The remaining tasks are Production yield and time. According to Hong, the next three to four months will be for bringing in core equipment, followed by three to four months for stabilizing yield. Factoring in customer quality verification, the timeline for large-scale deliveries is expected between late next year and early 2027.
◇ Samsung, LG, SK hynix, and POSCO are also watching
Hong picked products that heat or cool as the areas where graphene will first take hold in daily life. If graphene film is used as a heating element, products can be designed so the entire surface emits uniform heat, while its ability to rapidly transfer and spread heat can be used for thermal dissipation materials in electronics and data centers.
The company has already made its presence felt at overseas exhibitions with home appliances using graphene. A representative example is the graphene radiator. The entire surface of the thin graphene film works like a heating element and can reach up to about 75 degrees, and it improved energy efficiency by more than 30% compared with conventional heaters. Because of this, it won the Best of Innovation Award at CES 2023, the world's largest IT exhibition, and was named one of Time's Best Inventions of 2023.
As these results accumulate, industry interest is growing. In fact, not only government and local officials but also partners from Samsung Electronics, LG Electronics, SK hynix, and POSCO Holdings attended the completion ceremony. This suggests that large manufacturers that could be buyers are watching the stage where graphene is actually incorporated into parts and products.
Graphene applications are expanding beyond industrial materials into bio. Hong said, "When graphene is made very small, below several nanometers (nm, one-billionth of a meter), it is called 'graphene quantum dots,' and graphene quantum dots have shown potential effectiveness in basic research on diseases such as childhood dementia, Lou Gehrig's disease, and Parkinson's disease," adding, "We also plan to mass-produce graphene quantum dots in Pohang."
Hong predicted that the graphene industry will, in the long run, become a vast industrial sector like steel and silicon. He said, "In 20 years, every household will have at least 10 graphene-based electronic devices," and explained, "That foundation is being built in Pohang."
The reason for choosing Pohang as a "graphene valley" is also to build a long-term industrial ecosystem.
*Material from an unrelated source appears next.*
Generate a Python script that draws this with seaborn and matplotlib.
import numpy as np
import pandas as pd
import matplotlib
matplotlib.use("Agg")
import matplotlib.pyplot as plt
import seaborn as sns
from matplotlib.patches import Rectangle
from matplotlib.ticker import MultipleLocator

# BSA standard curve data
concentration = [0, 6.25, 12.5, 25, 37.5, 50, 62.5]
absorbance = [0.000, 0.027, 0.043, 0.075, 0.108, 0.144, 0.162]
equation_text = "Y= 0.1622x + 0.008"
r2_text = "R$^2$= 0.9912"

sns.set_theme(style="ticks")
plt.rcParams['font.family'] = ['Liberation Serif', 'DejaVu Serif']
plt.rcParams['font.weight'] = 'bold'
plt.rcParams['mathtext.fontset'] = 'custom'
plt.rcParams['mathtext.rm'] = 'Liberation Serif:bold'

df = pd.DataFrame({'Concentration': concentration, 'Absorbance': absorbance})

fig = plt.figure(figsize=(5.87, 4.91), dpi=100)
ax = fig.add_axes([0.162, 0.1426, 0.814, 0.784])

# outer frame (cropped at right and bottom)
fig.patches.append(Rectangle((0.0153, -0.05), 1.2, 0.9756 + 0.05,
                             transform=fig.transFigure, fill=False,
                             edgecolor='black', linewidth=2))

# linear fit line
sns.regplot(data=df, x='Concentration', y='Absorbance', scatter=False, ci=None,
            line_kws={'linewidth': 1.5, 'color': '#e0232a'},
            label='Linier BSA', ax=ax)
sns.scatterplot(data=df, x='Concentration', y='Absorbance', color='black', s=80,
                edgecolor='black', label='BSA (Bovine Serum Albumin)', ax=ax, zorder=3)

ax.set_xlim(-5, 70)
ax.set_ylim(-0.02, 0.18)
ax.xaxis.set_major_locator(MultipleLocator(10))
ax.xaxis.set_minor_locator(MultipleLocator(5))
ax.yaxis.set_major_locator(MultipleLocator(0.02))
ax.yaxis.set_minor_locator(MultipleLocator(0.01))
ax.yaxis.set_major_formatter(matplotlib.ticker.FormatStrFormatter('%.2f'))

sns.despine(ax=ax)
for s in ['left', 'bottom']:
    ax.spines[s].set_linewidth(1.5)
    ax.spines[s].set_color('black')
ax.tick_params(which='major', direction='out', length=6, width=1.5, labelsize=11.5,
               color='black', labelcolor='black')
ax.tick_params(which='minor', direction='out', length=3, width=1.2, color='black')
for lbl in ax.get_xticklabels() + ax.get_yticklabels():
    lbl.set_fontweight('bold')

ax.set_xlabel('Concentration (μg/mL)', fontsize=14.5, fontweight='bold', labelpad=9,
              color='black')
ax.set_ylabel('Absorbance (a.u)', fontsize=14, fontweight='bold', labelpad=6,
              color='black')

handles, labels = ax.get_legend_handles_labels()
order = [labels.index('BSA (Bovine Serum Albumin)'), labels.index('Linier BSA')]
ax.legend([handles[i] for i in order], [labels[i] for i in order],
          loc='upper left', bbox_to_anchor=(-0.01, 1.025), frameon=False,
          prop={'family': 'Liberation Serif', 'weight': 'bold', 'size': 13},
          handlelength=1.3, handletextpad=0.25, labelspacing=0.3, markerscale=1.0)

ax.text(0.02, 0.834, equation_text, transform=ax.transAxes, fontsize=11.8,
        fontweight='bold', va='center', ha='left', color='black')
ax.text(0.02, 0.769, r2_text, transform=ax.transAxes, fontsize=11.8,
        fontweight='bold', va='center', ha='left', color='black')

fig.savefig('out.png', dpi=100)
He added, "We can connect top-tier research infrastructure at Pohang University of Science and Technology POSTECH with a skilled manufacturing workforce in one place," and, "Combining them can create a Korean model of Pittsburgh, where universities, research, and manufacturing are integrated around Carnegie Mellon University."
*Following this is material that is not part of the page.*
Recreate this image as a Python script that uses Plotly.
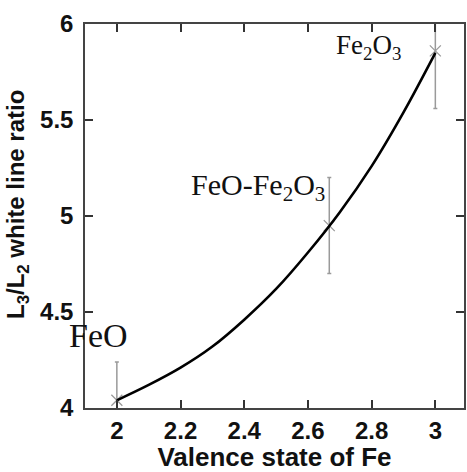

◇ "Graphene and materials industries need policies that look 10 years ahead"
Hong expressed concern about the government's artificial intelligence (AI)-centered industrial policy, saying, "For new material industries like graphene to grow, national policies must have a long horizon." He said, "The current mood seems to suggest that all industries will be replaced by AI, but there are clearly areas that AI can never surpass," and, "AI can replace some parts, but not the whole."
Graphene Square actively uses AI for quality vision inspection, defect detection, and recipe recommendations for cooking. But Hong said, "AI is an important tool, so building infrastructure is important, but AI cannot be the purpose of industry."
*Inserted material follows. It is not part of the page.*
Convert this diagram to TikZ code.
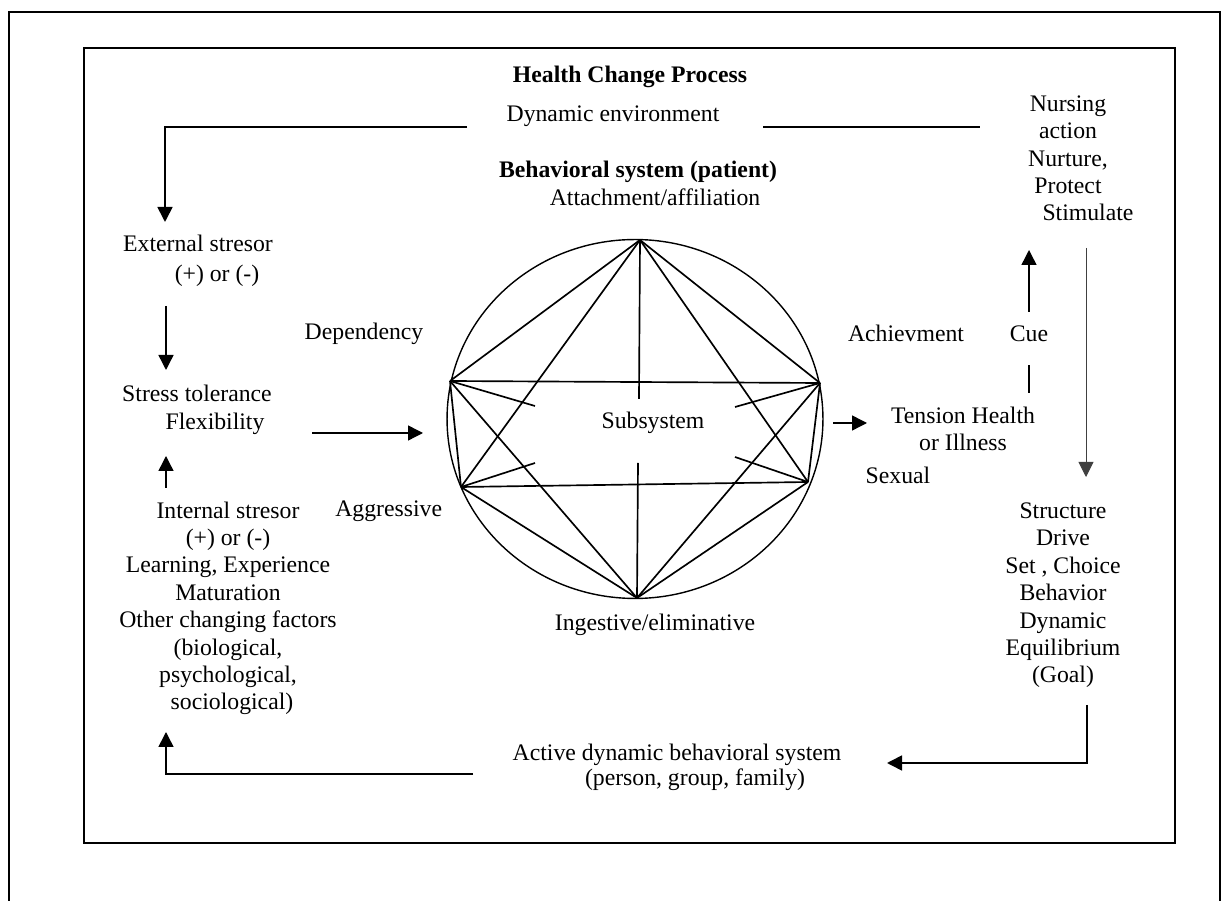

He continued, "If AI alone becomes the national agenda, new material industries that take a long time will struggle even to get started, and talent in fields like materials and bio may lose morale, thinking, 'Is my field unnecessary?'" He added, "Steel, semiconductors, and graphene all need policies that look more than 10 years ahead."
Hong said, "In Pohang, if one factory falters, hundreds of jobs disappear and the local commercial district takes a direct hit," and added, "What's needed in such regions isn't just AI but a national portfolio that grows multiple industries together."